The best parameters for the model are given by:

$$ \theta^* = \argmax_{\theta} f_{\theta}(y | x) \text{ with } x, y \in X, Y $$

When fine tuning a model to think, the model is trained to answer a sequence a tokens in between the prompt and the answer that can be manually curated instead of outputing the final answer straight away.

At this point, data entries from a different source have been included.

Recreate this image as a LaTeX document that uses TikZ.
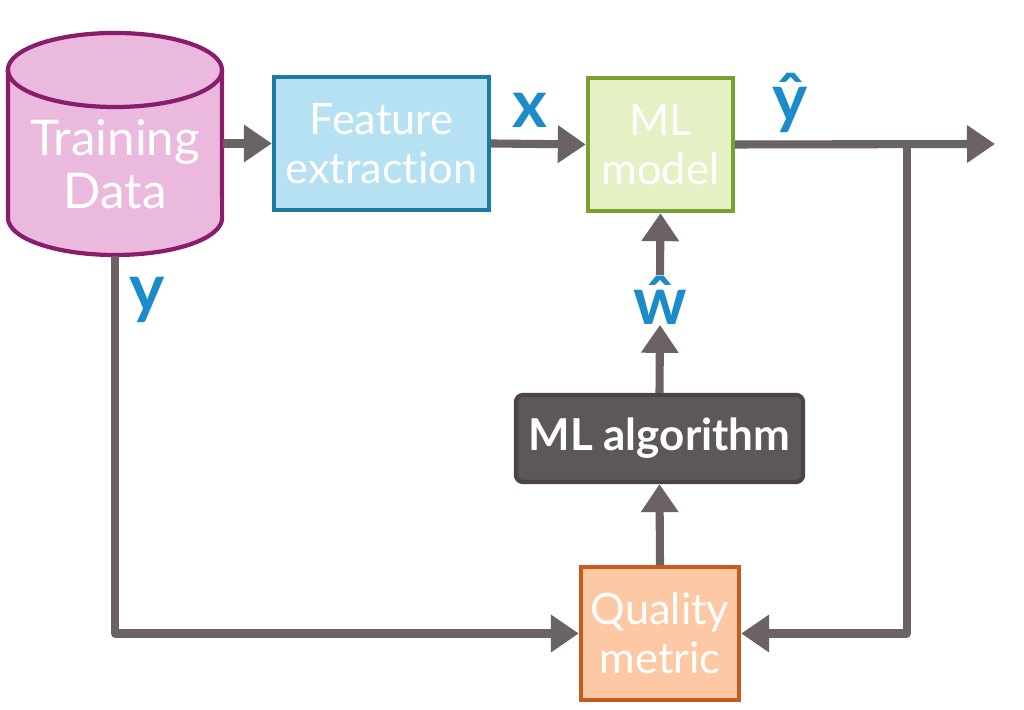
\documentclass[tikz,border=0pt]{standalone}
\usepackage{fontspec}
\setmainfont{Lato}[RawFeature=-liga]
\usepackage{tikz}
\usetikzlibrary{arrows.meta,positioning}
\definecolor{datafill}{HTML}{EBB9DE}
\definecolor{databorder}{HTML}{8A1C6C}
\definecolor{featfill}{HTML}{B5E1F2}
\definecolor{featborder}{HTML}{1A7CA3}
\definecolor{modelfill}{HTML}{E4F1C4}
\definecolor{modelborder}{HTML}{78A22F}
\definecolor{algofill}{HTML}{5E5757}
\definecolor{algoborder}{HTML}{4A4444}
\definecolor{qualfill}{HTML}{FDC9A5}
\definecolor{qualborder}{HTML}{C75B1E}
\definecolor{flowgray}{HTML}{6A6263}
\definecolor{varblue}{HTML}{1B8BC9}

\begin{document}
\begin{tikzpicture}[x=0.01cm,y=0.01cm,
  block/.style={draw, line width=1.2pt, minimum height=1.33cm, inner sep=0pt,
    align=center, text=white, font=\fontsize{12.3}{14}\selectfont},
  flow/.style={draw=flowgray, line width=2.3pt, line join=round,
    -{Triangle[length=0.28cm,width=0.36cm]}},
  var/.style={text=varblue, inner sep=0pt, font=\fontsize{19}{19}\selectfont\bfseries}]
\useasboundingbox (0,0) rectangle (1024,710);

% training data drum
\node[minimum width=2.14cm, minimum height=2.22cm, inner sep=0pt] (data) at (115,566) {};
\filldraw[fill=datafill, draw=databorder, line width=1.2pt]
  (8,640) -- (8,492) arc[start angle=180, end angle=360, x radius=1.07cm, y radius=0.37cm]
  -- (222,640) arc[start angle=0, end angle=180, x radius=1.07cm, y radius=0.37cm] -- cycle;
\draw[databorder, line width=1.2pt]
  (8,640) arc[start angle=180, end angle=360, x radius=1.07cm, y radius=0.37cm];
\node[text=white, align=center, font=\fontsize{14}{15}\selectfont] (datatext) at (115,546) {Training\\Data};

% blocks
\node[block, fill=featfill, draw=featborder, minimum width=2.15cm] (feature) at (381.5,566.5) {Feature\\extraction};
\node[block, fill=modelfill, draw=modelborder, minimum width=1.45cm] (model) at (660.5,565.5) {ML\\model};
\node[block, fill=algofill, draw=algoborder, minimum width=2.87cm, minimum height=0.87cm,
  rounded corners=2pt, font=\fontsize{12.5}{13}\selectfont\bfseries] (algo) at (659.5,271.5) {ML algorithm};
\node[block, fill=qualfill, draw=qualborder, minimum width=1.58cm] (quality) at (660,76.5) {Quality\\metric};

% variables
\node[var] (x) at (530,600) {x};
\node[var] (yhat) at (790,607) {\^{y}};
\node[var] (what) at (660,410) {\^{w}};
\node[var] (y) at (147,410) {y};
\coordinate (out) at (995,566);
\coordinate (split) at (907,566);

% connectors
\draw[flow] (data.east |- feature.west) -- (feature.west);
\draw[flow] (feature.east) -- (model.west);
\draw[flow] (model.east) -- (out);
\draw[flow] (split) |- (quality.east);
\draw[flow] (data.south) |- (quality.west);
\draw[flow] (quality.north) -- (algo.south);
\draw[flow] (algo.north) -- (what.south);
\draw[flow] (what.north) -- (model.south);
\end{tikzpicture}
\end{document}
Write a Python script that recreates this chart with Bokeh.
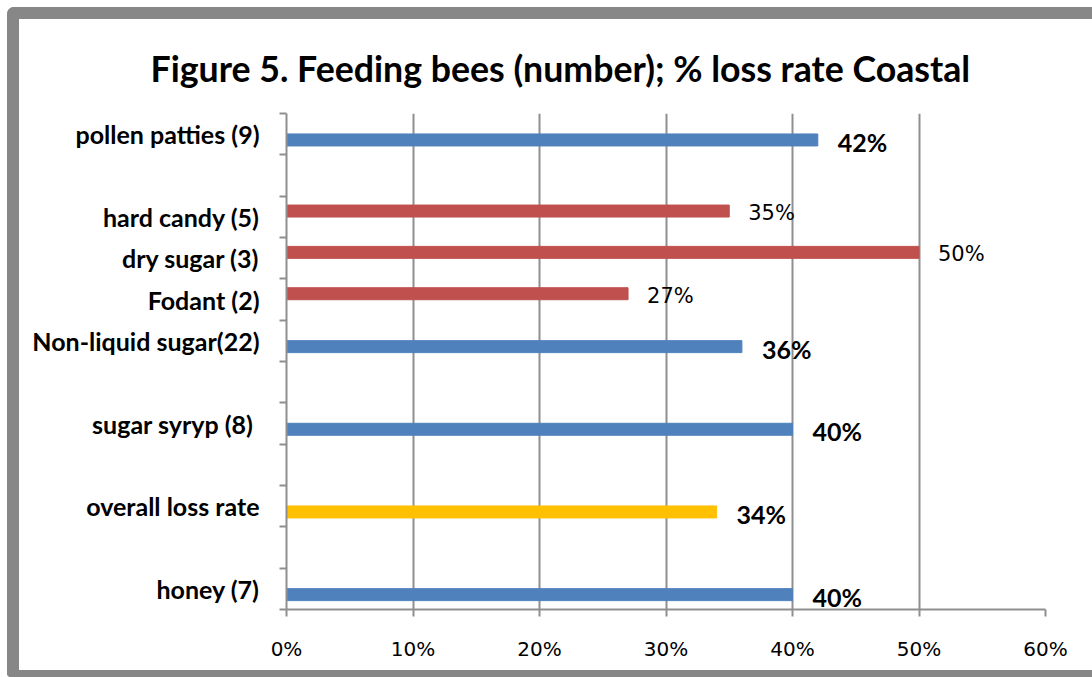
from bokeh.plotting import figure
from bokeh.models import ColumnDataSource, FixedTicker, Range1d
from bokeh.embed import file_html
from bokeh.resources import INLINE
from bokeh.core.properties import value

# ---------------- data ----------------
title_text = "Figure 5. Feeding bees (number); % loss rate Coastal"
# category slots from bottom to top ("" = empty slot)
slots = ["honey (7)", "", "overall loss rate", "", "sugar syryp (8) ", "",
         "Non-liquid sugar(22)", "Fodant (2)", "dry sugar (3)", "hard candy (5)", "",
         "pollen patties (9)"]
main_cats = ["honey (7)", "overall loss rate", "sugar syryp (8) ", "Non-liquid sugar(22)", "pollen patties (9)"]
main_vals = [0.40, 0.34, 0.40, 0.36, 0.42]
main_colors = ["#4F81BD", "#FFC000", "#4F81BD", "#4F81BD", "#4F81BD"]
sub_cats = ["Fodant (2)", "dry sugar (3)", "hard candy (5)"]
sub_vals = [0.27, 0.50, 0.35]
sub_colors = ["#C0504D", "#C0504D", "#C0504D"]
x_ticks = [0.0, 0.1, 0.2, 0.3, 0.4, 0.5, 0.6]
x_tick_labels = ["0%", "10%", "20%", "30%", "40%", "50%", "60%"]

# ---------------- layout helpers ----------------
BAR_H = 0.29
OFF = 0.14
GRID = "#8f8f8f"

def pos(cat, off):
    return slots.index(cat) + 0.5 + off

main_src = ColumnDataSource(dict(
    y=[pos(c, -OFF) for c in main_cats], v=main_vals, color=main_colors,
    lab=[f"{round(v * 100)}%" for v in main_vals]))
sub_src = ColumnDataSource(dict(
    y=[pos(c, OFF) for c in sub_cats], v=sub_vals, color=sub_colors,
    lab=[f"{round(v * 100)}%" for v in sub_vals]))

p = figure(width=1085, height=670, x_range=Range1d(0, 0.6), y_range=Range1d(0, len(slots)),
           output_backend="svg", toolbar_location=None,
           min_border_left=267, min_border_right=59, min_border_top=94, min_border_bottom=80)
p.styles = {"margin-left": "7px", "margin-top": "7px", "overflow": "hidden",
            "border-left": "12px solid #878787", "border-top": "12px solid #878787",
            "border-bottom": "7px solid #878787", "border-top-left-radius": "7px",
            "border-bottom-left-radius": "4px"}
p.background_fill_color = "white"
p.border_fill_color = "white"
p.outline_line_color = None

p.title.text = title_text
p.title.text_font = "Lato"
p.title.text_font_style = "bold"
p.title.text_font_size = "35.7px"
p.title.text_color = "black"
p.title.align = "left"
p.title.offset = -136
p.title.standoff = 48

p.hbar(y="y", right="v", left=0, height=BAR_H, color="color", source=main_src)
p.hbar(y="y", right="v", left=0, height=BAR_H, color="color", source=sub_src)

p.text(x="v", y="y", text="lab", source=main_src, x_offset=20, y_offset=2,
       text_align="left", text_baseline="middle", text_font=value("Lato"),
       text_font_style="bold", text_font_size="25px", text_color="black")
p.text(x="v", y="y", text="lab", source=sub_src, x_offset=19, y_offset=2,
       text_align="left", text_baseline="middle", text_font=value("DejaVu Sans"),
       text_font_size="21px", text_color="black")

# x axis
xt = FixedTicker(ticks=x_ticks)
p.xaxis.ticker = xt
p.xaxis.major_label_overrides = {t: l for t, l in zip(x_ticks, x_tick_labels)}
p.xaxis.axis_line_color = GRID
p.xaxis.axis_line_width = 2
p.xaxis.major_tick_line_color = GRID
p.xaxis.major_tick_line_width = 2
p.xaxis.major_tick_out = 7
p.xaxis.major_tick_in = 0
p.xaxis.minor_tick_line_color = None
p.xaxis.major_label_text_font = "DejaVu Sans"
p.xaxis.major_label_text_font_size = "20px"
p.xaxis.major_label_text_color = "black"
p.xaxis.major_label_standoff = 20

p.xgrid.ticker = xt
p.xgrid.grid_line_color = GRID
p.xgrid.grid_line_width = 2
p.ygrid.grid_line_color = None

# y axis
label_pos = [i + 0.5 for i, s in enumerate(slots) if s]
p.yaxis.ticker = FixedTicker(ticks=label_pos, minor_ticks=list(range(len(slots) + 1)))
p.yaxis.major_label_overrides = {i + 0.5: s for i, s in enumerate(slots) if s}
p.yaxis.axis_line_color = GRID
p.yaxis.axis_line_width = 2
p.yaxis.major_tick_line_color = None
p.yaxis.major_tick_out = 0
p.yaxis.major_tick_in = 0
p.yaxis.minor_tick_line_color = GRID
p.yaxis.minor_tick_line_width = 2
p.yaxis.minor_tick_out = 7
p.yaxis.minor_tick_in = 0
p.yaxis.major_label_text_font = "Lato"
p.yaxis.major_label_text_font_style = "bold"
p.yaxis.major_label_text_font_size = "25px"
p.yaxis.major_label_text_color = "black"
p.yaxis.major_label_standoff = 20

open("out.html", "w").write(file_html(p, INLINE))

Let’s call this sequence of tokens $c \in C$. The optimal weights are now given by:

$$ \theta^* = \argmax_{\theta} f_{\theta}(y, c | x) $$

But we know that:

$$ p(y, c | x) = p(c | x) \times p(y | x, c) $$

Here, $f$ is actually trained to be the density probability of the next token to appear knowing the previous tokens so $f \sim p$ if we allow these aggressive notations:

  • $f(c | x)$ is the probability of the model generating the intermediary sequence based on the prompt
  • $f(y | x, c)$ is the probability of the model generating the right answer based on the prompt and the intermediary sequence

So if we rename $x’ \leftarrow x \circ c$ (the concatenation of both the input tokens and the intermediary tokens), then we indeed have:

$$ f(y | x’) $$

that is the probability of the model to output the right answer based on a prompt it crafted itself.